While social-media platforms offer speed and accessibility, a credible free press – committed to finding the truth and informing the public – remains vital to support accountability in places where it is often hard to find. To fulfill their role, however, independent news organizations need sufficient funding.

ABUJA – In June, Senegalese President Macky Sall’s brother, Aliou Sall, resigned from his post as the head of a state-run savings fund, following public outrage over allegations (which he denies) that he was involved in corrupt oil and gas deals. That outrage was expressed via social media and on the streets of Dakar. But it was investigative journalism, carried out by the BBC, that triggered it, highlighting traditional media’s enduring power to effect change.
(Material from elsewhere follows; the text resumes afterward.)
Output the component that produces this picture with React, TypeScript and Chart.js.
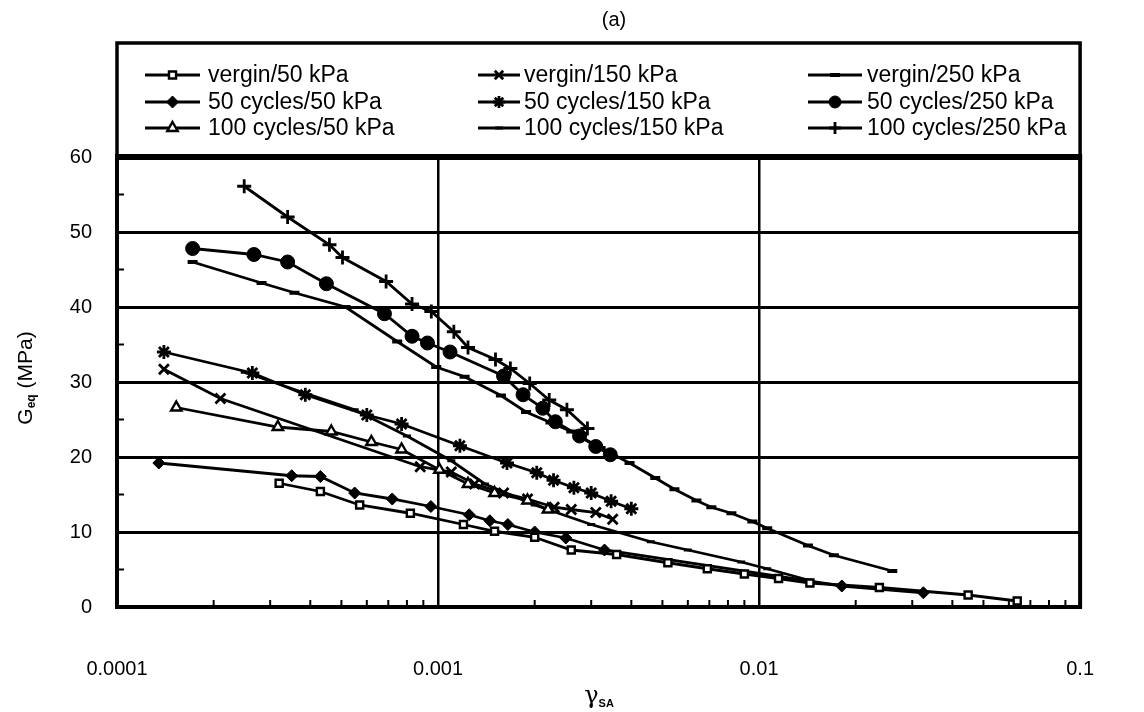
import { useEffect, useRef } from "react";
import { Chart, registerables } from "chart.js";
import { drawPoint } from "chart.js/helpers";

Chart.register(...registerables);

const FONT = '"Liberation Sans", Arial, Helvetica, sans-serif';

// axis ticks
const xTickValues = [0.0001, 0.001, 0.01, 0.1];
const xTickLabels = ["0.0001", "0.001", "0.01", "0.1"];
const yTickValues = [0, 10, 20, 30, 40, 50, 60];

// shear strain amplitude (x) and equivalent shear modulus in MPa (y)
const vergin50X = [0.00032, 0.00043, 0.00057, 0.00082, 0.0012, 0.0015, 0.002, 0.0026, 0.0036, 0.0052, 0.0069, 0.009, 0.0115, 0.0144, 0.0237, 0.0448, 0.0637];
const vergin50Y = [16.5, 15.4, 13.6, 12.5, 11.0, 10.1, 9.3, 7.6, 7.0, 5.9, 5.1, 4.4, 3.8, 3.2, 2.6, 1.6, 0.8];

const cyc50_50X = [0.000135, 0.00035, 0.00043, 0.00055, 0.00072, 0.00095, 0.00125, 0.00145, 0.00165, 0.002, 0.0025, 0.0033, 0.0181, 0.0325];
const cyc50_50Y = [19.2, 17.5, 17.4, 15.2, 14.4, 13.4, 12.3, 11.5, 11.0, 10.0, 9.2, 7.6, 2.8, 1.9];

const cyc100_50X = [0.000153, 0.000317, 0.000465, 0.00062, 0.00077, 0.00101, 0.00124, 0.0015, 0.0019, 0.0022];
const cyc100_50Y = [26.6, 24.0, 23.4, 22.0, 21.0, 18.3, 16.4, 15.2, 14.2, 13.0];

const vergin150X = [0.00014, 0.00021, 0.00088, 0.0011, 0.0013, 0.0016, 0.0019, 0.0023, 0.0026, 0.0031, 0.0035];
const vergin150Y = [31.7, 27.8, 18.7, 18.0, 16.4, 15.2, 14.4, 13.3, 13.0, 12.6, 11.7];

const cyc50_150X = [0.00014, 0.000264, 0.000386, 0.0006, 0.00077, 0.00117, 0.00164, 0.00203, 0.00229, 0.00265, 0.003, 0.00346, 0.004];
const cyc50_150Y = [34.0, 31.2, 28.3, 25.6, 24.4, 21.5, 19.2, 17.9, 16.9, 15.9, 15.2, 14.1, 13.1];

const cyc100_150X = [0.00025, 0.00038, 0.00055, 0.0008, 0.0011, 0.0014, 0.002, 0.003, 0.0046, 0.006, 0.0088, 0.0106, 0.0142];
const cyc100_150Y = [31.3, 28.6, 26.3, 22.8, 19.5, 16.4, 13.6, 11.0, 8.7, 7.6, 6.0, 5.1, 3.6];

const vergin250X = [0.000172, 0.000282, 0.000357, 0.000515, 0.000746, 0.000987, 0.00121, 0.00157, 0.00188, 0.00224, 0.0026, 0.00321, 0.00395, 0.00475, 0.00545, 0.00638, 0.0071, 0.0082, 0.00953, 0.0106, 0.0142, 0.0171, 0.026];
const vergin250Y = [46.0, 43.2, 41.9, 40.0, 35.4, 32.0, 30.7, 28.2, 26.0, 24.6, 23.4, 21.2, 19.2, 17.2, 15.7, 14.2, 13.3, 12.5, 11.4, 10.5, 8.2, 6.9, 4.8];

const cyc50_250X = [0.000172, 0.000267, 0.00034, 0.000449, 0.000681, 0.00083, 0.000927, 0.00109, 0.0016, 0.00184, 0.00212, 0.00232, 0.00276, 0.0031, 0.00344];
const cyc50_250Y = [47.8, 47.0, 46.0, 43.1, 39.1, 36.1, 35.2, 34.0, 30.8, 28.3, 26.5, 24.7, 22.8, 21.4, 20.3];

const cyc100_250X = [0.000249, 0.00034, 0.000459, 0.000504, 0.000689, 0.00083, 0.000953, 0.00112, 0.00124, 0.00151, 0.00168, 0.00193, 0.00222, 0.00252, 0.00292];
const cyc100_250Y = [56.1, 52.0, 48.3, 46.6, 43.4, 40.4, 39.4, 36.7, 34.6, 33.0, 31.8, 29.8, 27.6, 26.3, 23.8];

const seriesLabels = [
  "vergin/50 kPa", "50 cycles/50 kPa", "100 cycles/50 kPa",
  "vergin/150 kPa", "50 cycles/150 kPa", "100 cycles/150 kPa",
  "vergin/250 kPa", "50 cycles/250 kPa", "100 cycles/250 kPa",
];
const seriesX = [vergin50X, cyc50_50X, cyc100_50X, vergin150X, cyc50_150X, cyc100_150X, vergin250X, cyc50_250X, cyc100_250X];
const seriesY = [vergin50Y, cyc50_50Y, cyc100_50Y, vergin150Y, cyc50_150Y, cyc100_150Y, vergin250Y, cyc50_250Y, cyc100_250Y];

type Marker = { pointStyle: any; radius: number; fill: string; borderWidth: number };
const markers: Marker[] = [
  { pointStyle: "rect", radius: 5, fill: "#fff", borderWidth: 2.4 },
  { pointStyle: "rectRot", radius: 6, fill: "#000", borderWidth: 1 },
  { pointStyle: "triangle", radius: 6, fill: "#fff", borderWidth: 2.4 },
  { pointStyle: "crossRot", radius: 7, fill: "#000", borderWidth: 2.8 },
  { pointStyle: "star", radius: 7, fill: "#000", borderWidth: 2.8 },
  { pointStyle: "line", radius: 4, fill: "#000", borderWidth: 3 },
  { pointStyle: "line", radius: 5, fill: "#000", borderWidth: 4 },
  { pointStyle: "circle", radius: 7, fill: "#000", borderWidth: 1 },
  { pointStyle: "cross", radius: 7, fill: "#000", borderWidth: 2.8 },
];

// legend placement: three columns of three entries, filled column by column
const legendCols = [
  { x1: 145, x2: 200, text: 208 },
  { x1: 478, x2: 520, text: 524 },
  { x1: 808, x2: 862, text: 867 },
];
const legendRows = [75, 102, 128];

const framePlugin = {
  id: "frame",
  afterDraw(chart: any) {
    const { ctx, chartArea } = chart;
    const { left, right, top, bottom } = chartArea;
    const xs = chart.scales.x;
    const ys = chart.scales.y;
    ctx.save();
    ctx.strokeStyle = "#000";
    ctx.fillStyle = "#000";
    ctx.lineCap = "butt";

    // minor ticks on the bottom axis
    ctx.lineWidth = 2;
    for (let d = -4; d < -1; d++) {
      for (let m = 2; m <= 9; m++) {
        const px = xs.getPixelForValue(m * Math.pow(10, d));
        ctx.beginPath();
        ctx.moveTo(px, bottom);
        ctx.lineTo(px, bottom - 7);
        ctx.stroke();
      }
    }
    // minor ticks on the left axis
    for (let v = 5; v < 60; v += 10) {
      const py = ys.getPixelForValue(v);
      ctx.beginPath();
      ctx.moveTo(left, py);
      ctx.lineTo(left + 7, py);
      ctx.stroke();
    }

    // plot frame
    ctx.lineWidth = 4;
    ctx.strokeRect(left, top, right - left, bottom - top);
    ctx.lineWidth = 6;
    ctx.beginPath();
    ctx.moveTo(left - 2, top);
    ctx.lineTo(right + 2, top);
    ctx.stroke();

    // legend box
    const boxTop = 43;
    ctx.lineWidth = 3.5;
    ctx.beginPath();
    ctx.moveTo(left, top);
    ctx.lineTo(left, boxTop);
    ctx.lineTo(right, boxTop);
    ctx.lineTo(right, top);
    ctx.stroke();

    // legend entries
    ctx.font = `23px ${FONT}`;
    ctx.textBaseline = "middle";
    ctx.textAlign = "left";
    seriesLabels.forEach((label, i) => {
      const col = legendCols[Math.floor(i / 3)];
      const y = legendRows[i % 3];
      ctx.lineWidth = 2.8;
      ctx.strokeStyle = "#000";
      ctx.beginPath();
      ctx.moveTo(col.x1, y);
      ctx.lineTo(col.x2, y);
      ctx.stroke();
      const mk = markers[i];
      ctx.fillStyle = mk.fill;
      ctx.strokeStyle = "#000";
      ctx.lineWidth = mk.borderWidth;
      drawPoint(ctx, { pointStyle: mk.pointStyle, radius: Math.min(mk.radius, 6), rotation: 0, borderWidth: mk.borderWidth }, (col.x1 + col.x2) / 2, y);
      ctx.fillStyle = "#000";
      ctx.fillText(label, col.text, y + 1);
    });

    // chart caption
    ctx.font = `20px ${FONT}`;
    ctx.textAlign = "center";
    ctx.fillText("(a)", 614, 20);

    // x-axis title: gamma with subscript SA
    const tx = (left + right) / 2;
    const ty = 697;
    ctx.font = `24px "DejaVu Serif", serif`;
    ctx.textAlign = "right";
    ctx.fillText("\u03b3", tx, ty);
    ctx.font = `bold 11px ${FONT}`;
    ctx.textAlign = "left";
    ctx.fillText("SA", tx, ty + 7);

    // y-axis title: G with subscript eq, then unit
    ctx.translate(26, 378);
    ctx.rotate(-Math.PI / 2);
    const g = "G";
    const rest = " (MPa)";
    ctx.font = `21px ${FONT}`;
    const gw = ctx.measureText(g).width;
    ctx.font = `bold 12px ${FONT}`;
    const sw = ctx.measureText("eq").width;
    ctx.font = `21px ${FONT}`;
    const rw = ctx.measureText(rest).width;
    const total = gw + sw + rw;
    let cx = -total / 2;
    ctx.textAlign = "left";
    ctx.fillText(g, cx, 0);
    cx += gw;
    ctx.font = `bold 12px ${FONT}`;
    ctx.fillText("eq", cx, 6);
    cx += sw;
    ctx.font = `21px ${FONT}`;
    ctx.fillText(rest, cx, 0);
    ctx.restore();
  },
};

export default function App() {
  const canvasRef = useRef<HTMLCanvasElement | null>(null);

  useEffect(() => {
    document.body.style.margin = "0";
    const canvas = canvasRef.current;
    if (!canvas) return;

    const datasets = seriesLabels.map((label, i) => {
      const mk = markers[i];
      return {
        label,
        data: seriesX[i].map((x, j) => ({ x, y: seriesY[i][j] })),
        borderColor: "#000",
        backgroundColor: mk.fill,
        borderWidth: 2.8,
        pointStyle: mk.pointStyle,
        pointRadius: mk.radius,
        pointBorderWidth: mk.borderWidth,
        pointBorderColor: "#000",
        pointBackgroundColor: mk.fill,
        tension: 0,
        fill: false,
      };
    });

    const chart = new Chart(canvas, {
      type: "line",
      data: { datasets },
      plugins: [framePlugin],
      options: {
        responsive: false,
        animation: false,
        devicePixelRatio: 1,
        layout: { padding: { left: 0, right: 32, top: 157, bottom: 0 } },
        plugins: {
          legend: { display: false },
          tooltip: { enabled: false },
          title: { display: false },
        },
        scales: {
          x: {
            type: "logarithmic",
            min: 0.0001,
            max: 0.1,
            afterBuildTicks: (scale: any) => {
              scale.ticks = xTickValues.map((value) => ({ value }));
            },
            afterFit: (scale: any) => {
              scale.height = 105;
            },
            ticks: {
              autoSkip: false,
              maxRotation: 0,
              padding: 50,
              color: "#000",
              font: { family: FONT, size: 20 },
              callback: (value: any) => {
                const idx = xTickValues.findIndex((v) => Math.abs(v - value) / v < 1e-6);
                return idx >= 0 ? xTickLabels[idx] : "";
              },
            },
            grid: { color: "#000", lineWidth: 2.5, drawTicks: false },
            border: { display: false },
          },
          y: {
            type: "linear",
            min: 0,
            max: 60,
            afterBuildTicks: (scale: any) => {
              scale.ticks = yTickValues.map((value) => ({ value }));
            },
            afterFit: (scale: any) => {
              scale.width = 117;
            },
            ticks: {
              padding: 25,
              color: "#000",
              font: { family: FONT, size: 20 },
            },
            grid: { color: "#000", lineWidth: 3, drawTicks: false },
            border: { display: false },
          },
        },
      },
    });

    return () => chart.destroy();
  }, []);

  return <canvas ref={canvasRef} width={1144} height={712} style={{ display: "block" }} />;
}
While social-media platforms get a lot of attention for their speed and accessibility, a credible free press – which does not simply parrot the official line of governments or special interests, but rather seeks the truth – remains essential to strengthening accountability in places where it can often be hard to find. And independent investigative journalists in Africa have often exposed high-level corruption, abuse of power, and shady business deals.

For example, in Kenya, a leading local newspaper reported that Philip Kinisu, former chairman of the Ethics and Anti-Corruption Commission, had received suspicious payments from the National Youth Service. Further investigations into the NYS revealed more corrupt deals, spurring Kenyans to take to the streets in protest.